If you guessed zero for all four, you're a winner!  

But when it comes to consciously choosing to bear the heartaches, the burdens, and pains of others, well, it turns out that is the beating heart of what living faith actually looks like.  Like the apostle Paul says, "Bear one another's burdens, and in this way you will fulfill the law of Christ."

I needed us to take this moment for clarity, though, because to tell the truth, looking around at what often passes for the hallmarks of Christianity, you'd think that list of jewelry, political posturing, social media posts, or formulaic faith-statements were the most important thing to following Jesus.  But it turns out that Jesus is far less interested in how we "project" the persona of being devout, and far more interested in how we love--and more specifically than that, how we choose the way of suffering rather than our own self-interest or self-indulgence.  That's the sine qua non of the Christian life, according to the apostle, rather than our religiously-themed fashion accessories or the pious posts we make on social media.

Following Jesus, quite simply, means the commitment to love, broadly and deeply--and that sort of love means the choice to enter into the sorrows, the troubles, and hurts of others, rather than avoid them.  It may even mean we put on hold (permanently, if need be) the distractions and amusements that look like more fun, in order that we can be truly present for one another in our needs and times of weariness.  It's like that gorgeous line of the band The Decemberists, from their song, "Don't Carry it All," that goes, "A neighbor's blessed burden, within reason, becomes a burden born of all and one.... we are all our hands and holders, beneath this bold and brilliant sun."

Simone Weil said much the same quite beautifully; her insight is often translated from the French this way:  "The love of our neighbor in all its fullness simply means being able to say to him, 'What are you going through?'"  That's it--that's the step that love takes, and therefore that is truly indispensable to following Jesus.  It is about love, not simply in the abstract sense of "I will try and be nice to everybody," and not in the emotional sense of willing yourself to "feel" a certain way bout everyone, and not even in the patronizing sense of needing to zoom in to every situation to "fix" other people so you or I get to be the hero, but love in the sense of entering someone else's pains and walking with them in them.  It is the conscious choice--which becomes a lifelong commitment, in all honesty--to forgo focusing on our own entertainment, our own goals, our own fun, or our own achievements and awards, so that we can be available for the neighbor.  I suppose that is why this sort of love looks so much like Jesus--he was always letting himself be stopped, turned in a different direction, and interrupted to be present for whatever the person or situation in front of him needed.  I don't think that was a lack of forethought on Jesus' part--I think it was his intentional choice about his way of life.  

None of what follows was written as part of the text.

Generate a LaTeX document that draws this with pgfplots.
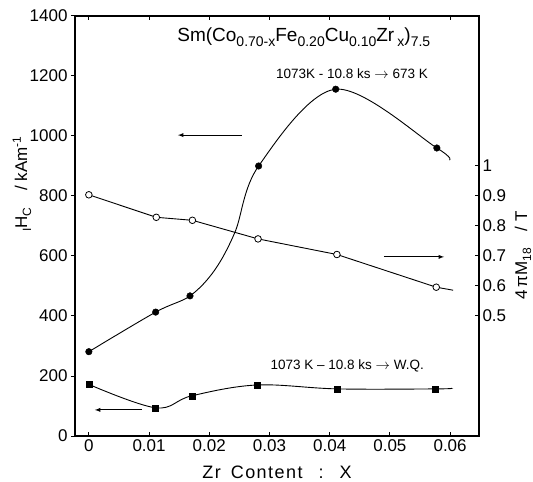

We Christians aren't the only ones with an idea like this, of course.  Perhaps we could learn from our Buddhist neighbors, for example; in the Mahayana tradition of Buddhism, there is the notion of becoming a bodhisattva--that is, someone who is able to attain the level of enlightenment called nirvana, but chooses to delay doing so out of compassion in order to help and relieve other suffering beings.  And rather than getting uncomfortable with the idea that we Christians can learn something like this from a different faith, I want to suggest that seeing this same notion in other faiths can help us to see that the same idea has been speaking to us from the pages of our Scriptures as well.  Paul seems to say that bearing the burdens of others is exactly what the "law of Christ," or "the way of Jesus" if you like, looks like.  That sounds like the conscious choice to take on more difficulty, more shared sorrow perhaps, more inconvenience, in order to bear the burdens of others, and in the process, we discover that is exactly when and where we are most fully alive.  That's the mystery, I suppose--that the life that really is life is found precisely at the point of giving it away, rather than holding on to one's own interests.

It reminds me of a line from Marilynne Robinson's absolutely glorious novel Gilead, where her narrator (who is an old preacher) says, "I heard a man say once that Christians worship sorrow.  That is by no means true. But we do believe there is a sacred mystery in it, it's fair to say that."  Maybe that is the task of this day, and the calling of the whole rest of our lives--to willingly, intentionally direct the course of our lives along the paths that will take us beside others in their sorrows, not because we have to "save" or "fix" them, and not because we need to wallow in misery for its own sake either, but because in a sacred mystery, Christ is revealed there most powerfully as we share the brokenness and mend the wounds each of us carries.  It may mean we make the deliberate choice to forgo other ways our lives could have gone, and other paths we might have taken, but we walk through those valley-of-the-shadow-of-death times with others because paradoxically, we find that we are all brought to life by sharing that journey.  It is the choice to see the weight a neighbor carries as a "blessed burden" that is meant to be shared, so that nobody has to carry it all.

Maybe the Christian life, then, has very little to do with making sure other people know we are "religious", and everything to do with knowing that no one is truly whole until we are all truly whole... that my present-moment happiness is a hollow husk until the suffering of all is healed.  What will you choose, then, to do with this day that will have been worth spending your hours on?  What will you choose to do with the course of your whole life?

Lord Jesus, bring us to life in the full as you lead us to choose to bear the burdens of those who suffer today.